My mother needs half the kitchen’s arsenal to make her soup. Everything must be just so. “So what,” she says, “we will clean. I know you people don’t like to work hard!” (She’s right, we don’t, not if we can help it!) She is almost brought to tears as she watches the culinary fiasco of the day: A wonderful dish of striped bass with baby carrots, preserved lemons and Niçoise olives must be thrown out because the addition of three tiny peppers (Habanero, that’s who!) that looked so innocent at the market made the dish too hot for human comsumption. At the dinner table, she begs me to explain to our guests why we are serving ordinary gefilte fish as a first course, ignoring the fact that this is what they have at home every week and that it suits them just fine.
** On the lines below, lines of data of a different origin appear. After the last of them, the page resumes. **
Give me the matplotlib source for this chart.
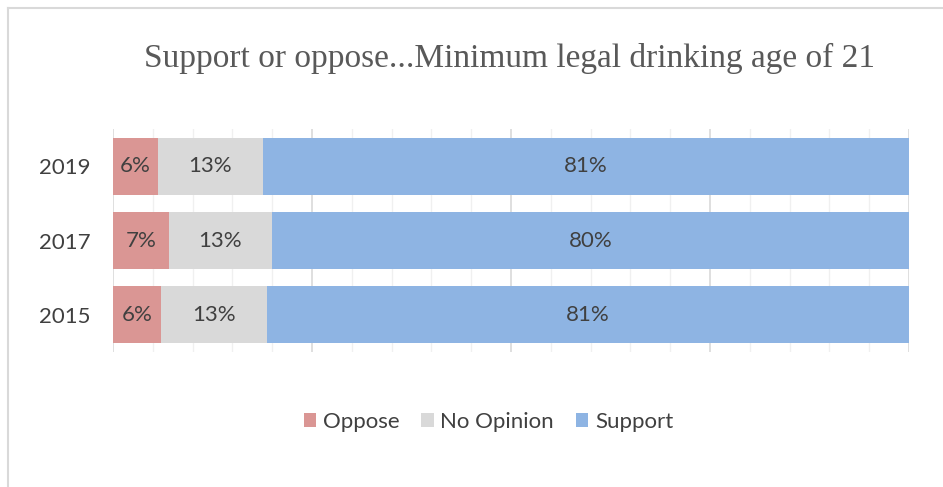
import matplotlib.pyplot as plt
from matplotlib.lines import Line2D
import numpy as np

years = ["2019", "2017", "2015"]
oppose = [5.6, 7.0, 6.0]
no_opinion = [13.2, 13.0, 13.4]
support = [81.2, 80.0, 80.6]

colors = ["#DA9694", "#D9D9D9", "#8EB4E3"]
names = ["Oppose", "No Opinion", "Support"]
txt = "#404040"
sans = "Lato"

fig = plt.figure(figsize=(9.43, 4.87), dpi=100)
ax = fig.add_axes([113 / 943, 1 - 352 / 487, 796 / 943, 223 / 487])

y = np.arange(len(years))
left = np.zeros(len(years))
for vals, c, n in zip([oppose, no_opinion, support], colors, names):
    bars = ax.barh(y, vals, left=left, height=0.765, color=c, label=n, zorder=3)
    ax.bar_label(bars, labels=["%.0f%%" % v for v in vals], label_type="center",
                 color=txt, fontsize=16, family=sans)
    left += vals

ax.set_xlim(0, 100)
ax.set_ylim(2.5, -0.5)
ax.set_yticks(y)
ax.set_yticklabels(years, fontsize=16, color=txt, family=sans)
ax.tick_params(axis="y", length=0, pad=16)
ax.set_xticks(np.arange(0, 101, 25))
ax.set_xticks(np.arange(0, 101, 5), minor=True)
ax.tick_params(axis="x", which="both", length=0, labelbottom=False)
ax.grid(axis="x", which="major", color="#D9D9D9", lw=1.2, zorder=0)
ax.grid(axis="x", which="minor", color="#F0F0F0", lw=1, zorder=0)
for s in ax.spines.values():
    s.set_visible(False)

fig.text(0.540, 1 - 58 / 487, "Support or oppose...Minimum legal drinking age of 21",
         ha="center", va="center", fontsize=24, color="#595959", family="Liberation Serif")

fig.legend(loc="center", bbox_to_anchor=(0.518, 1 - 422 / 487), ncol=3, frameon=False,
           handlelength=0.55, handleheight=0.55, handletextpad=0.3,
           columnspacing=1.0, prop={"family": sans, "size": 16},
           labelcolor=txt)

# outer chart border
fig.add_artist(Line2D([8 / 943, 8 / 943], [0, 1 - 8 / 487], color="#D9D9D9", lw=1.5))
fig.add_artist(Line2D([8 / 943, 1], [1 - 8 / 487, 1 - 8 / 487], color="#D9D9D9", lw=1.5))

fig.savefig("out.png", dpi=100)
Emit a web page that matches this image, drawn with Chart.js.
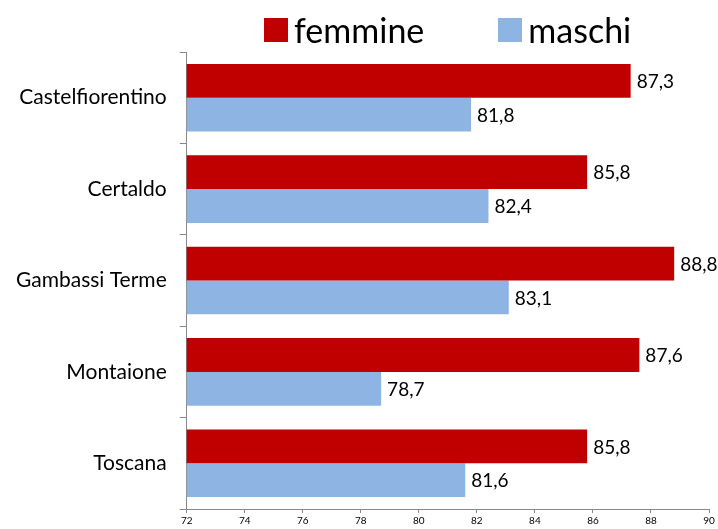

When my mother is at our home, my guests thank her on their way out for their dining experience. They have all learned, for her sake, to kiss her on both cheeks and say a few words in French, which pleases her to no end. Her presence conjures up vivid images of growing up to me. I can still see her sitting on a low stool wearing a huge apron in our old tiled kitchen where a carton full of mint has just been unloaded, waiting to get stripped of its tough stems, seeding a vat of raisins for jam, soaking olives in salt water and vinegar for pickling, standing by the sink where a dozen chickens who have just met their fate wait to get plucked with her deft hands. I recently saw my mother do something I used to watch her do when I was a child but had dismissed as a trick of my imagination. She boned birds, sometimes as small as pigeons (in Morocco, they are not the pesky creatures who create a nuisance on your windowsill: they are perfectly domesticated and comestible) without making one single incision into them, and with nothing more than an ordinary knife to assist her in loosening up the flesh from the bones. After a few minutes, she would turn the whole boned bird inside out like a glove and stuff it. Having grown up so close to such prestidigitation, how could I help but be a cook?